# To do
Repeat, exactly and only, the lines from the beginning of the data through the line with "const models = ['grLASSO','grMCP','grSCAD'];". Pictures are left out.

# Data segment

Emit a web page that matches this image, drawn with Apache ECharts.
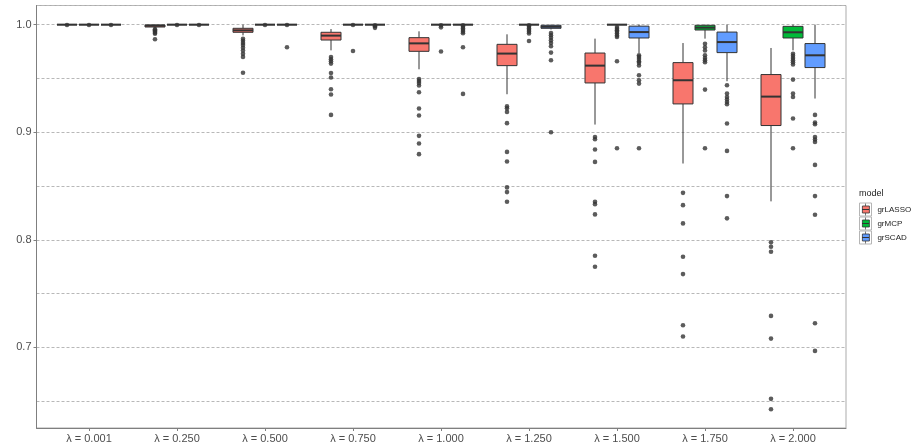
<!DOCTYPE html>
<html><head><meta charset="utf-8">
<script src="https://cdn.jsdelivr.net/npm/echarts@6/dist/echarts.min.js"></script>
<style>html,body{margin:0;padding:0;background:#fff}#c{width:913px;height:448px}</style>
</head><body><div id="c"></div>
<script>
// ---------- data ----------
const categories = ['λ = 0.001','λ = 0.250','λ = 0.500','λ = 0.750','λ = 1.000','λ = 1.250','λ = 1.500','λ = 1.750','λ = 2.000'];
const models = ['grLASSO','grMCP','grSCAD'];

// [lower whisker, Q1, median, Q3, upper whisker]
const lassoBoxes = [
  [1.0000, 1.0000, 1.0000, 1.0000, 1.0000],
  [0.9968, 0.9978, 0.9990, 0.9997, 1.0000],
  [0.9900, 0.9929, 0.9947, 0.9966, 1.0000],
  [0.9761, 0.9857, 0.9898, 0.9929, 0.9959],
  [0.9585, 0.9752, 0.9826, 0.9879, 0.9938],
  [0.9353, 0.9619, 0.9731, 0.9817, 0.9910],
  [0.9071, 0.9458, 0.9619, 0.9736, 0.9870],
  [0.8709, 0.9263, 0.9483, 0.9647, 0.9829],
  [0.8357, 0.9062, 0.9331, 0.9536, 0.9783]
];
const mcpBoxes = [
  [1.0000, 1.0000, 1.0000, 1.0000, 1.0000],
  [1.0000, 1.0000, 1.0000, 1.0000, 1.0000],
  [1.0000, 1.0000, 1.0000, 1.0000, 1.0000],
  [1.0000, 1.0000, 1.0000, 1.0000, 1.0000],
  [1.0000, 1.0000, 1.0000, 1.0000, 1.0000],
  [1.0000, 1.0000, 1.0000, 1.0000, 1.0000],
  [1.0000, 1.0000, 1.0000, 1.0000, 1.0000],
  [0.9870, 0.9950, 0.9972, 0.9994, 1.0000],
  [0.9761, 0.9876, 0.9929, 0.9984, 1.0000]
];
const scadBoxes = [
  [1.0000, 1.0000, 1.0000, 1.0000, 1.0000],
  [1.0000, 1.0000, 1.0000, 1.0000, 1.0000],
  [1.0000, 1.0000, 1.0000, 1.0000, 1.0000],
  [1.0000, 1.0000, 1.0000, 1.0000, 1.0000],
  [1.0000, 1.0000, 1.0000, 1.0000, 1.0000],
  [0.9955, 0.9966, 0.9980, 0.9994, 1.0000],
  [0.9736, 0.9876, 0.9931, 0.9986, 1.0000],
  [0.9474, 0.9740, 0.9838, 0.9931, 1.0000],
  [0.9313, 0.9601, 0.9715, 0.9824, 1.0000]
];

// outliers per category
const lassoOutliers = [
  [0.9997],
  [0.9958, 0.9947, 0.9936, 0.9925, 0.9916, 0.9864],
  [0.9868, 0.9850, 0.9830, 0.9810, 0.9785, 0.9760, 0.9730, 0.9700, 0.9553],
  [0.9699, 0.9678, 0.9660, 0.9638, 0.9551, 0.9508, 0.9399, 0.9350, 0.9161],
  [0.9495, 0.9476, 0.9458, 0.9434, 0.9371, 0.9220, 0.9155, 0.8966, 0.8895, 0.8796],
  [0.9240, 0.9222, 0.9189, 0.9084, 0.8817, 0.8728, 0.8487, 0.8443, 0.8353],
  [0.8956, 0.8935, 0.8839, 0.8724, 0.8353, 0.8331, 0.8236, 0.7851, 0.7749],
  [0.8436, 0.8322, 0.8152, 0.7842, 0.7681, 0.7205, 0.7100],
  [0.7976, 0.7935, 0.7889, 0.7292, 0.7081, 0.6521, 0.6425]
];
const mcpOutliers = [
  [0.9997],
  [0.9997],
  [0.9997],
  [0.9997, 0.9755],
  [0.9993, 0.9975, 0.9750],
  [0.9993, 0.9980, 0.9965, 0.9950, 0.9935, 0.9918, 0.9848],
  [0.9978, 0.9963, 0.9948, 0.9933, 0.9918, 0.9900, 0.9885, 0.9660, 0.8851],
  [0.9823, 0.9790, 0.9760, 0.9715, 0.9690, 0.9670, 0.9650, 0.9396, 0.8851],
  [0.9730, 0.9710, 0.9690, 0.9670, 0.9650, 0.9630, 0.9489, 0.9360, 0.9328, 0.9127, 0.8851]
];
const scadOutliers = [
  [0.9997],
  [0.9997],
  [0.9997, 0.9790],
  [0.9993, 0.9985, 0.9970],
  [0.9993, 0.9980, 0.9965, 0.9950, 0.9935, 0.9920, 0.9790, 0.9356],
  [0.9922, 0.9901, 0.9879, 0.9854, 0.9829, 0.9799, 0.9740, 0.9669, 0.9000],
  [0.9715, 0.9700, 0.9680, 0.9660, 0.9645, 0.9620, 0.9529, 0.9483, 0.9452, 0.8851],
  [0.9436, 0.9360, 0.9328, 0.9304, 0.9281, 0.9260, 0.9081, 0.8826, 0.8406, 0.8199],
  [0.9161, 0.9090, 0.9074, 0.8956, 0.8932, 0.8910, 0.8696, 0.8406, 0.8233, 0.7224, 0.6967]
];

// ---------- layout / style ----------
const FONT = 'Liberation Sans, Arial, sans-serif';
const colors = ['#F8766D', '#00BA38', '#619CFF'];
const Y_MIN = 0.625, Y_MAX = 1.0178;
const PANEL = {left: 36.5, top: 5.5, width: 809.5, height: 422.5};
const BAND = 88, FIRST_CENTER = 89;
const dodge = [-22, 0, 22];
const BOX_W = 20;
const INK = '#333333';

const boxes = [lassoBoxes, mcpBoxes, scadBoxes];
const outliers = [lassoOutliers, mcpOutliers, scadOutliers];

const grids = [Object.assign({show: true, borderColor: '#ababab', borderWidth: 1}, PANEL)];
dodge.forEach(d => grids.push({
  left: FIRST_CENTER - BAND / 2 + d, top: PANEL.top,
  width: BAND * categories.length, height: PANEL.height
}));

const xAxes = [{
  type: 'value', gridIndex: 0, min: 0, max: 1,
  axisLine: {show: true, lineStyle: {color: '#7f7f7f', width: 1}},
  axisTick: {show: false}, axisLabel: {show: false}, splitLine: {show: false}
}];
const yAxes = [{
  type: 'value', gridIndex: 0, min: Y_MIN, max: Y_MAX,
  minInterval: 0.1, maxInterval: 0.1,
  axisLine: {show: true, lineStyle: {color: '#7f7f7f', width: 1}},
  axisTick: {show: true, length: 3, lineStyle: {color: '#7f7f7f'}},
  axisLabel: {
    margin: 5, color: '#4d4d4d', fontSize: 11, fontFamily: FONT,
    showMinLabel: false, showMaxLabel: false,
    formatter: v => (Math.abs(v * 10 - Math.round(v * 10)) < 1e-6 ? v.toFixed(1) : '')
  },
  splitLine: {show: true, lineStyle: {color: '#b8b8b8', type: [3, 2], width: 1}},
  minorTick: {show: false, splitNumber: 2},
  minorSplitLine: {show: true, lineStyle: {color: '#b8b8b8', type: [3, 2], width: 1}}
}];
dodge.forEach((d, i) => {
  const center = i === 1;
  xAxes.push({
    type: 'category', gridIndex: i + 1, data: categories, boundaryGap: true,
    axisLine: {show: false},
    axisTick: {show: center, alignWithLabel: true, length: 3, lineStyle: {color: '#7f7f7f'}},
    axisLabel: {show: center, margin: 5, color: '#4d4d4d', fontSize: 11, fontFamily: FONT},
    splitLine: {show: false}
  });
  yAxes.push({type: 'value', gridIndex: i + 1, min: Y_MIN, max: Y_MAX, show: false, splitLine: {show: false}});
});

function makeBoxRenderer(fill) {
  return function (params, api) {
    const c = api.value(0);
    const lo = api.coord([c, api.value(1)]);
    const q1 = api.coord([c, api.value(2)]);
    const md = api.coord([c, api.value(3)]);
    const q3 = api.coord([c, api.value(4)]);
    const hi = api.coord([c, api.value(5)]);
    const x = lo[0], hw = BOX_W / 2;
    return {
      type: 'group',
      children: [
        {type: 'line', shape: {x1: x, y1: hi[1], x2: x, y2: q3[1]}, style: {stroke: INK, lineWidth: 1}},
        {type: 'line', shape: {x1: x, y1: q1[1], x2: x, y2: lo[1]}, style: {stroke: INK, lineWidth: 1}},
        {type: 'rect', shape: {x: x - hw, y: q3[1], width: BOX_W, height: q1[1] - q3[1]},
          style: {fill: fill, stroke: INK, lineWidth: 1}},
        {type: 'line', shape: {x1: x - hw, y1: md[1], x2: x + hw, y2: md[1]}, style: {stroke: INK, lineWidth: 2}}
      ]
    };
  };
}

const series = [];
models.forEach((m, i) => {
  series.push({
    name: m, type: 'custom', xAxisIndex: i + 1, yAxisIndex: i + 1,
    data: boxes[i].map((b, c) => [c].concat(b)),
    encode: {x: 0, y: [1, 2, 3, 4, 5]},
    renderItem: makeBoxRenderer(colors[i]),
    itemStyle: {color: colors[i]},
    z: 2
  });
  const pts = [];
  outliers[i].forEach((arr, c) => arr.forEach(v => pts.push([c, v])));
  series.push({
    name: m + ' outliers', type: 'scatter', xAxisIndex: i + 1, yAxisIndex: i + 1,
    data: pts, symbolSize: 4.6, itemStyle: {color: INK}, z: 3
  });
});

// legend key decorations
const keyCenters = [209.5, 223.5, 237.5];
const graphics = [];
keyCenters.forEach(cy => {
  graphics.push({type: 'rect', z: 1, shape: {x: 859.5, y: cy - 6.5, width: 12, height: 13},
    style: {fill: '#ffffff', stroke: '#b5b5b5', lineWidth: 1}});
  graphics.push({type: 'line', z: 1, shape: {x1: 865.5, y1: cy - 6, x2: 865.5, y2: cy - 3},
    style: {stroke: '#555', lineWidth: 0.8}});
  graphics.push({type: 'line', z: 1, shape: {x1: 865.5, y1: cy + 3, x2: 865.5, y2: cy + 6},
    style: {stroke: '#555', lineWidth: 0.8}});
  graphics.push({type: 'line', z: 100, shape: {x1: 862, y1: cy, x2: 869, y2: cy},
    style: {stroke: INK, lineWidth: 1}});
});

const chart = echarts.init(document.getElementById('c'), null, {renderer: 'canvas'});
chart.setOption({
  animation: false,
  backgroundColor: '#ffffff',
  title: {text: 'model', left: 859, top: 189, padding: 0,
    textStyle: {fontSize: 9, fontWeight: 'normal', color: '#222', fontFamily: FONT}},
  legend: {
    data: models.map((m, i) => ({name: m, itemStyle: {color: colors[i], borderColor: INK, borderWidth: 0.8}})),
    orient: 'vertical', left: 862, top: 205.5, padding: 0,
    itemWidth: 7, itemHeight: 7, itemGap: 6, icon: 'rect',
    textStyle: {fontSize: 8, color: '#222', fontFamily: FONT, padding: [0, 0, 0, 3]},
    selectedMode: false
  },
  grid: grids,
  xAxis: xAxes,
  yAxis: yAxes,
  series: series,
  graphic: graphics
});
</script>
</body></html>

# Response to the exercise
Emit a web page that matches this image, drawn with Apache ECharts.
<!DOCTYPE html>
<html><head><meta charset="utf-8">
<script src="https://cdn.jsdelivr.net/npm/echarts@6/dist/echarts.min.js"></script>
<style>html,body{margin:0;padding:0;background:#fff}#c{width:913px;height:448px}</style>
</head><body><div id="c"></div>
<script>
// ---------- data ----------
const categories = ['λ = 0.001','λ = 0.250','λ = 0.500','λ = 0.750','λ = 1.000','λ = 1.250','λ = 1.500','λ = 1.750','λ = 2.000'];
const models = ['grLASSO','grMCP','grSCAD'];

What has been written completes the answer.